The window had been given to the
Church by the Children of Frank and Mary Elisabeth Suddards in their memory in
1940.
After reading this I really looked at
the window and noticed what beautiful drawing and colours make up this
window and remembered that it was once at the front of the alter before the
church gained a floor. The last shield reads "He that was dead came
forth " with rather a creepy image of a bandaged figure shinning out of a
deep blue background.
I'm not religious but those
words kept going through my head on the drive home.
As I neared my house I saw my
neighbour who for a combination of reasons I only see about twice a year and so
I stopped the car to catch up.
When she heard that I was exhibiting
at Christ Church she told me that some of her relatives had given the church a
stained glass window and she was amazed when I knew their first names and what
really astonished me was that Frank was an artist and an Royal Academist ...so I can't help
thinking he came forth!
Regards Ruth
The second Guest reflection is from:
Chris Smith (VENUE 10) on Gillian Gilroy's work at VENUE 13:
One of my favourite works in the trail is this cup cake (as
we seem to be calling them these days) by Gillian Gilroy. It looks painterly
from a distance, but starts to loosen into fragments, strips and flakes of coloured
paper as the eye closes in. The colours are well-judged with each of the three
main complementary pairings present: greens and reds, blues and oranges and
most pleasing of all, a few fragments of grey which hint at purple, surrounded
as they are by yellows and greens.
This might seem fanciful (I am sure it is), but I caught a
sense of ambiguity in the work; between the thing it evidently is, i.e. a cake
in a domestic scene and the possibility of something more monumental.

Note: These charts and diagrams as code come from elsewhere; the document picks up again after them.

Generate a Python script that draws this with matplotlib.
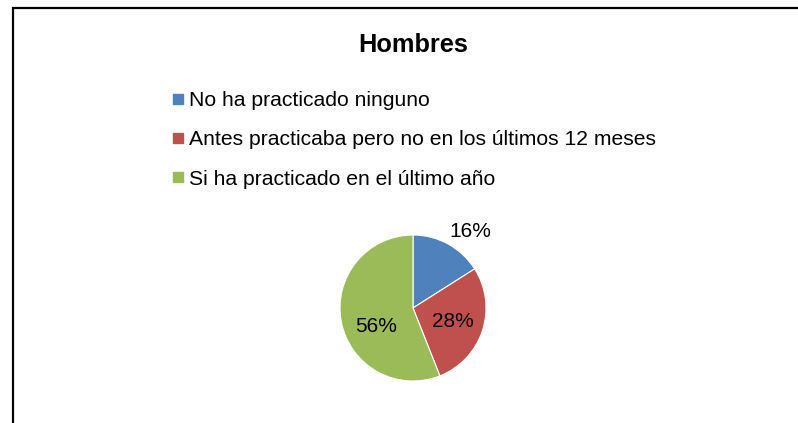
import matplotlib.pyplot as plt
from matplotlib.lines import Line2D
from matplotlib.patches import Rectangle

categories = [
    "No ha practicado ninguno",
    "Antes practicaba pero no en los últimos 12 meses",
    "Si ha practicado en el último año",
]
shares = [16, 28, 56]
colors = ["#4F81BD", "#C0504D", "#9BBB59"]
title = "Hombres"

plt.rcParams["font.family"] = ["Liberation Sans", "DejaVu Sans"]

W, H = 798, 423
fig = plt.figure(figsize=(W / 100, H / 100), dpi=100)
fig.patch.set_facecolor("white")

# chart-area border (only top and left edges visible in the crop)
fig.patches.append(Rectangle((13 / W, -0.2), 1.2, 1.2 - 8 / H,
                             transform=fig.transFigure, fill=False,
                             edgecolor="black", linewidth=1.6))

fig.text(413 / W, 1 - 45 / H, title, ha="center", va="center",
         fontsize=18.3, fontweight="bold")

# pie: centre (413, 308) px, radius 73 px
cx, cy, r = 413, 308, 73
ax = fig.add_axes([(cx - r) / W, (H - cy - r) / H, 2 * r / W, 2 * r / H])
wedges, texts, autotexts = ax.pie(
    shares, colors=colors, startangle=90, counterclock=False,
    autopct="%1.0f%%", pctdistance=0.58,
    wedgeprops=dict(edgecolor="white", linewidth=0.8),
    textprops=dict(fontsize=15, color="black"))
ax.set_xlim(-1, 1)
ax.set_ylim(-1, 1)
ax.axis("off")

# Excel-style label placement (in pie radii)
label_pos = [(0.78, 1.05), (0.55, -0.18), (-0.50, -0.25)]
for t, (x, y) in zip(autotexts, label_pos):
    t.set_position((x, y))
    t.set_ha("center")
    t.set_va("center")

handles = [Line2D([], [], linestyle="none", marker="s", markersize=7.5,
                  markerfacecolor=c, markeredgecolor=c) for c in colors]
fig.legend(handles, categories, loc="upper left",
           bbox_to_anchor=(173 / W, 1 - 91 / H), frameon=False,
           fontsize=15.2, handlelength=0.45, handletextpad=0.33,
           labelspacing=0.96, borderpad=0, borderaxespad=0)

fig.savefig("out.png", dpi=100, facecolor="white")
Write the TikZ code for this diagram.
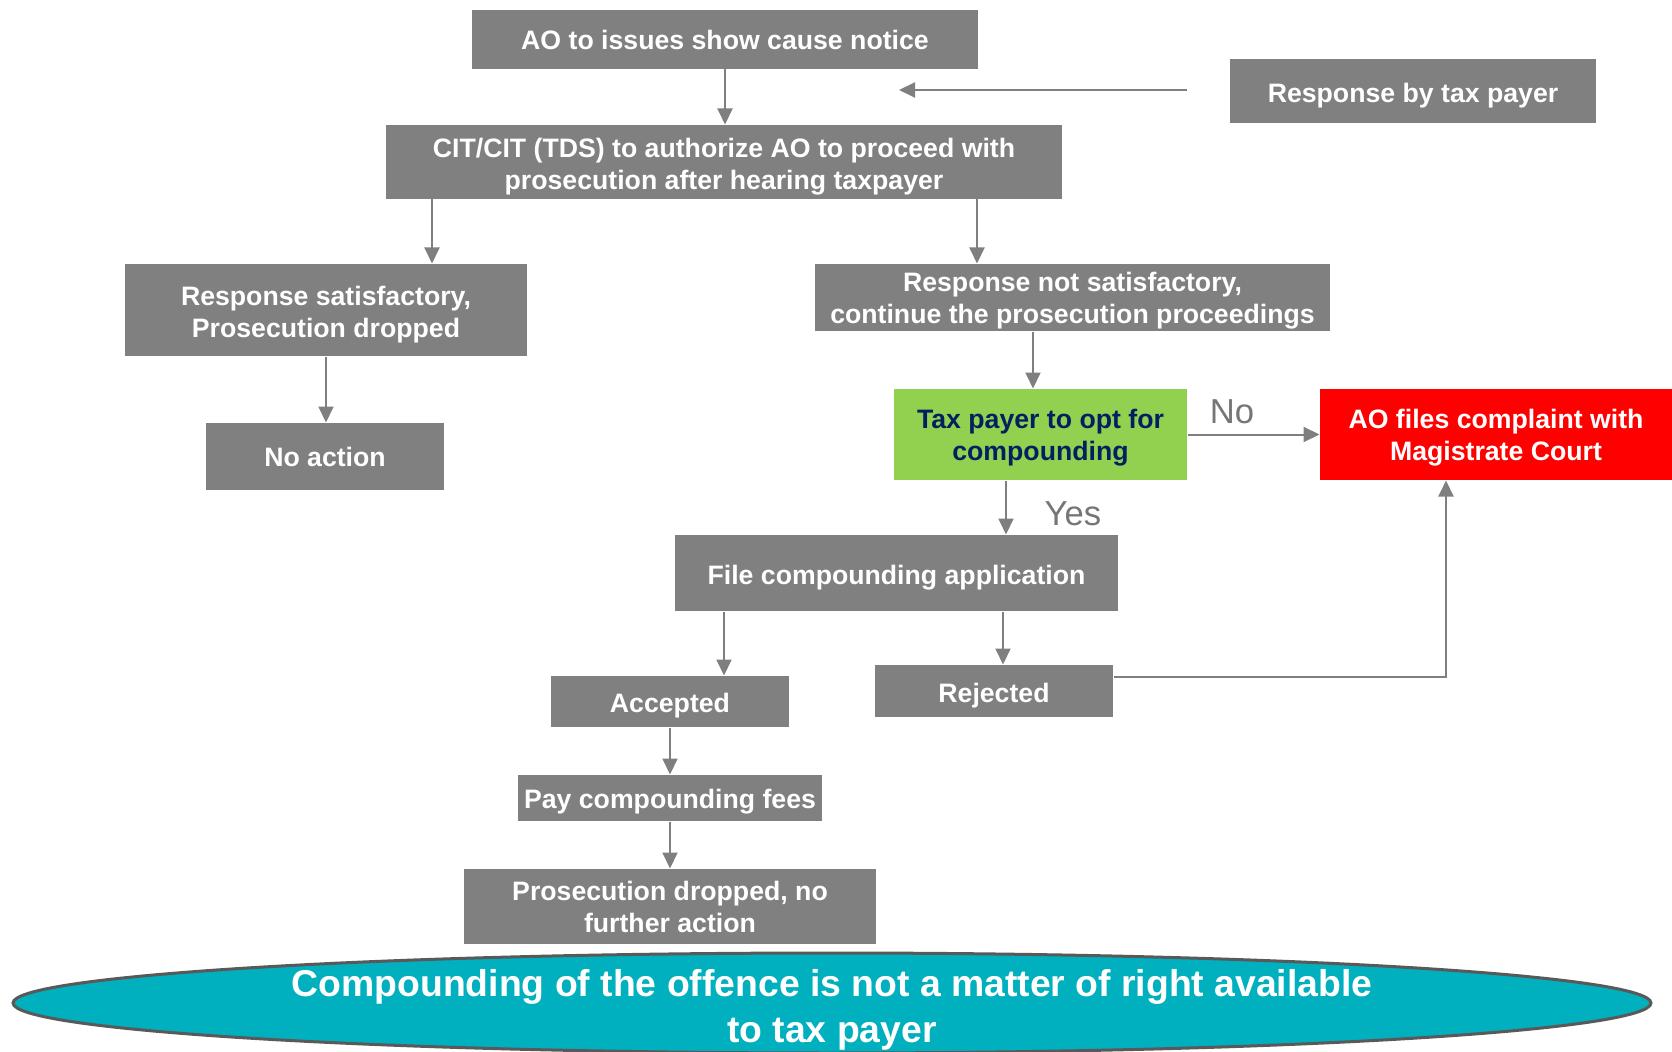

Here is
the case (ahem) for the fanciful idea of the monumental. Firstly the background
is rather map-like, particularly with that curling archipelago form in the top
left corner. There is a horizon line which joins a surface plane containing
fragments of patchwork green. Then there is the cake itself: solid and circular, topped by icing and supported
strongly by those column-like flutings of alternating dark and light. Before
you think me totally mad, I remembered what it was that fuelled these thoughts
in my sub-conscious; a painting by William Nicholson of the view of Malaga from
a hillside in 1936.
This has been the last blog of 2012 Art Trail. I hope you have enjoyed it!